Norma Villarreal6 years ago

Marriage is about love, property, rights, and convenience. Will religious institutions be responsible for that?

Susan England
Susan E6 years ago

This proposal makes perfect sense. Every state should do the same.

Tom Edgar
Tom Edgar6 years ago

I was married in the State Registry office. My wife took the oath whilst I made an affirmation. we enjoyed, well at least I did, 46 years together.

For those misguided who say marriage has been around forever, not so. In the relatively recent past it was the gentry who were Churchified, peasants, jumped the broomstick or the equivalent. Marriage has always been a property issue, too often the woman just being a part of that property. The common European practice in such countries as Holland,(always sensible and progressive) the couple are "Officially" married civilly and then, if they wish, they can opt for a Religious one. In Britain, Australia etc., the Pastor/Priest is licensed by the State as a wedding official.

I find it somewhat amusing that in the West, with so many now living together without the blessing of State or Church, there is this turmoil over homo' or heterosexual marriage.

My neighbours have never married, they have three children now in their teens, been together for at least 25 years, sure looks like they mean to stay together. P S their parents are divorced.

Carolyn Mah
Carolyn M6 years ago

Melanie B. the state will govern the dissolution of the domestic partnership, just as it does for "marriages" now. As for your second point, that's covered as well. The legal "marriageable" age in NH does not change, nor do the laws regarding underage brides and grooms.

The bill is not very long, I suggest anyone with questions about it read the actual text of the bill. Most of it is the old marriage law with "marriage" crossed out and "domestic partnership" added. That and striking out the parts concerning ministers, etc. solemnizing the marriage. Basically, just a find/replace - no changes to the actual content of the law.

Amber M.
Amber Beasley6 years ago

I agree with Jane, leave marriage alone. It's fine just the way it is, has been since the beginning of time.

A Marina Fournier

In most of Europe, you have a civil contact if you have one at all, and only after that may you be religiously "married". Makes a lot of sense to me--we all have a government in the developed countries, but we don't all have an organized religious affiliation.

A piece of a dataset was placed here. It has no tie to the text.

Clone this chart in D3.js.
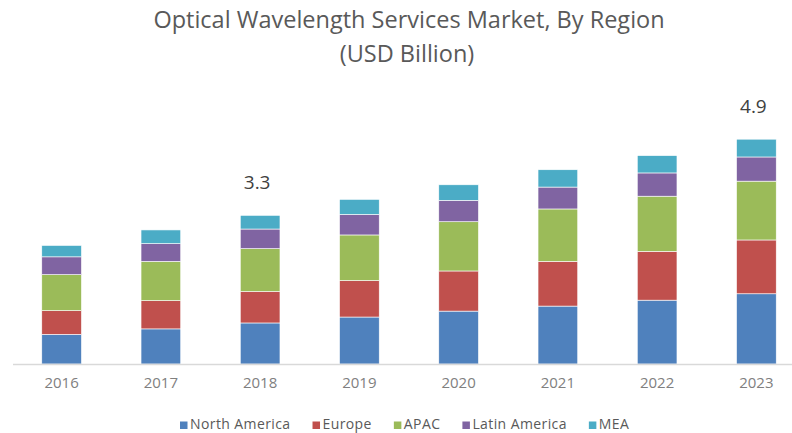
<!DOCTYPE html>
<html>
<head>
<meta charset="utf-8">
<script src="https://cdn.jsdelivr.net/npm/d3@7"></script>
<style>
  body { margin: 0; background: #fff; }
  svg { display: block; font-family: "Open Sans", "Noto Sans", sans-serif; }
</style>
</head>
<body>
<div id="chart-area"></div>
<script>
// data (USD billion)
var years = ["2016", "2017", "2018", "2019", "2020", "2021", "2022", "2023"];
var regions = ["North America", "Europe", "APAC", "Latin America", "MEA"];
var northAmerica = [0.65, 0.77, 0.90, 1.03, 1.16, 1.27, 1.40, 1.54];
var europe       = [0.52, 0.62, 0.69, 0.80, 0.88, 0.98, 1.07, 1.18];
var apac         = [0.79, 0.86, 0.94, 1.00, 1.08, 1.15, 1.21, 1.29];
var latinAmerica = [0.39, 0.39, 0.43, 0.45, 0.47, 0.48, 0.51, 0.53];
var mea          = [0.25, 0.30, 0.30, 0.33, 0.34, 0.38, 0.38, 0.39];
var labelYears = ["2018", "2023"];
var labelTexts = ["3.3", "4.9"];

var colors = ["#4f81bd", "#c0504d", "#9bbb59", "#8064a2", "#4bacc6"];

var width = 792, height = 433;

var svg = d3.select("#chart-area")
  .append("svg")
  .attr("width", width)
  .attr("height", height);

// title
svg.append("text")
  .attr("x", 409).attr("y", 28)
  .attr("text-anchor", "middle")
  .attr("font-size", 23.5)
  .attr("fill", "#595959")
  .text("Optical Wavelength Services Market, By Region");
svg.append("text")
  .attr("x", 407).attr("y", 62)
  .attr("text-anchor", "middle")
  .attr("font-size", 23.5)
  .attr("fill", "#595959")
  .text("(USD Billion)");

// build table for the stack
var table = years.map(function(y, i) {
  return {
    year: y,
    "North America": northAmerica[i],
    "Europe": europe[i],
    "APAC": apac[i],
    "Latin America": latinAmerica[i],
    "MEA": mea[i]
  };
});

var stack = d3.stack().keys(regions)(table);

var x = d3.scaleBand()
  .domain(years)
  .range([12, 806])
  .paddingInner(0.6)
  .paddingOuter(0.3);

var y = d3.scaleLinear()
  .domain([0, 5])
  .range([364, 136]);

var color = d3.scaleOrdinal().domain(regions).range(colors);

var layers = svg.append("g").selectAll("g")
  .data(stack)
  .enter()
  .append("g")
  .attr("fill", function(d) { return color(d.key); });

layers.selectAll("rect")
  .data(function(d) { return d; })
  .enter()
  .append("rect")
  .attr("x", function(d) { return x(d.data.year); })
  .attr("width", x.bandwidth())
  .attr("y", function(d) { return y(d[1]); })
  .attr("height", function(d) { return y(d[0]) - y(d[1]); })
  .attr("stroke", "#fff")
  .attr("stroke-width", 0.6);

// x axis
var xAxis = d3.axisBottom(x).tickSize(0).tickPadding(13);
var xAxisGroup = svg.append("g")
  .attr("transform", "translate(0," + y(0) + ")")
  .call(xAxis);
xAxisGroup.select(".domain")
  .attr("d", "M13,0.5H792")
  .attr("stroke", "#d9d9d9")
  .attr("stroke-width", 1.5);
xAxisGroup.selectAll("text")
  .attr("font-family", "\"Open Sans\", sans-serif")
  .attr("font-size", 15)
  .attr("fill", "#808080");

// total labels
var totals = years.map(function(yr, i) {
  return northAmerica[i] + europe[i] + apac[i] + latinAmerica[i] + mea[i];
});
svg.append("g").selectAll("text")
  .data(labelYears)
  .enter()
  .append("text")
  .attr("x", function(d) { return x(d) + x.bandwidth() / 2 - 3; })
  .attr("y", function(d) { return y(totals[years.indexOf(d)]) - 26; })
  .attr("text-anchor", "middle")
  .attr("font-size", 19)
  .attr("fill", "#404040")
  .text(function(d, i) { return labelTexts[i]; });

// legend
var legend = svg.append("g").attr("transform", "translate(180,429)");
var lx = 0;
regions.forEach(function(r) {
  var item = legend.append("g").attr("transform", "translate(" + lx + ",0)");
  item.append("rect")
    .attr("x", 0).attr("y", -7.5)
    .attr("width", 7.5).attr("height", 7.5)
    .attr("fill", color(r));
  var t = item.append("text")
    .attr("x", 10).attr("y", 0)
    .attr("font-size", 14)
    .attr("letter-spacing", 0.4)
    .attr("fill", "#595959")
    .text(r);
  lx += 10 + t.node().getComputedTextLength() + 22;
});
</script>
</body>
</html>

And as one other commenter said, I'd rather have only a civil contract be universal, than marriage, if my gay friends and any other gay couple could not share in that latter condition.

Lynne B.
Lynne Buckley6 years ago

This is an interesting proposal. As a 'straight' I'd rather have a domestic partnership than deny my gay friends the right to have a gay marriage. I'm not religious, so that ceremony isn't something that I need to prove my marriage is 'blessed'. Too many couples have sworn their commitment in front of their God and ended up in the divorce courts, for me to see it as essential to marriage nowadays.

Kevin B.
Kevin B.6 years ago

Thanks for the article; it makes a bunch of sense. Someone earlier mentioned the way things are done in France; I always thought that was the way to go.
The legal rights and responsibility of domestic partnership are critical to most couples and should be extended to same sex couples. If my partner and I have the resources we can legally arrange things so that one won't be left out on a limb if the other dies. But for most couples who don't have legal sanction, things will be horrific. See the 2004 documentary Tying the Knot, director Jim de Seve, for some of the pitfalls of not having legal sanction.
Traditionally if a man died, his wife would have access to benefits. She would not be left out in the cold. For the wealthy this doesn't have to be such an issue, but for most folks it is. Even today there are wives, and husbands, from opposite sex and same sex couples who may not be the primary bread winner of the family. That's where legal sanction, privilege, and responsibility are crucial.

Alex G.
Alex G6 years ago

It might be a good idea. The first thing we need to do is to get more sense into the religious fanatics. There's nothing wrong with homosexuality and they deserve rights just as much as us heterosexuals. Of course gay marriage has been such a distraction to more important issues like education and the economy. It just needs to be legal and we can go on to issues that are almost infinitely more important. Republicans and Christians need to back off.

Charlene R.
Charlene Rush6 years ago

Religion belongs, NOWHERE, in government.

I respect everyone's right to practice their religion, as long as it isn't forced upon another person, or doesn't restrict another's rights.

The religious 'fanatics', simply, want POWER & CONTROL, over the rest of us. The goal has absolutely, nothing to do with God or relision.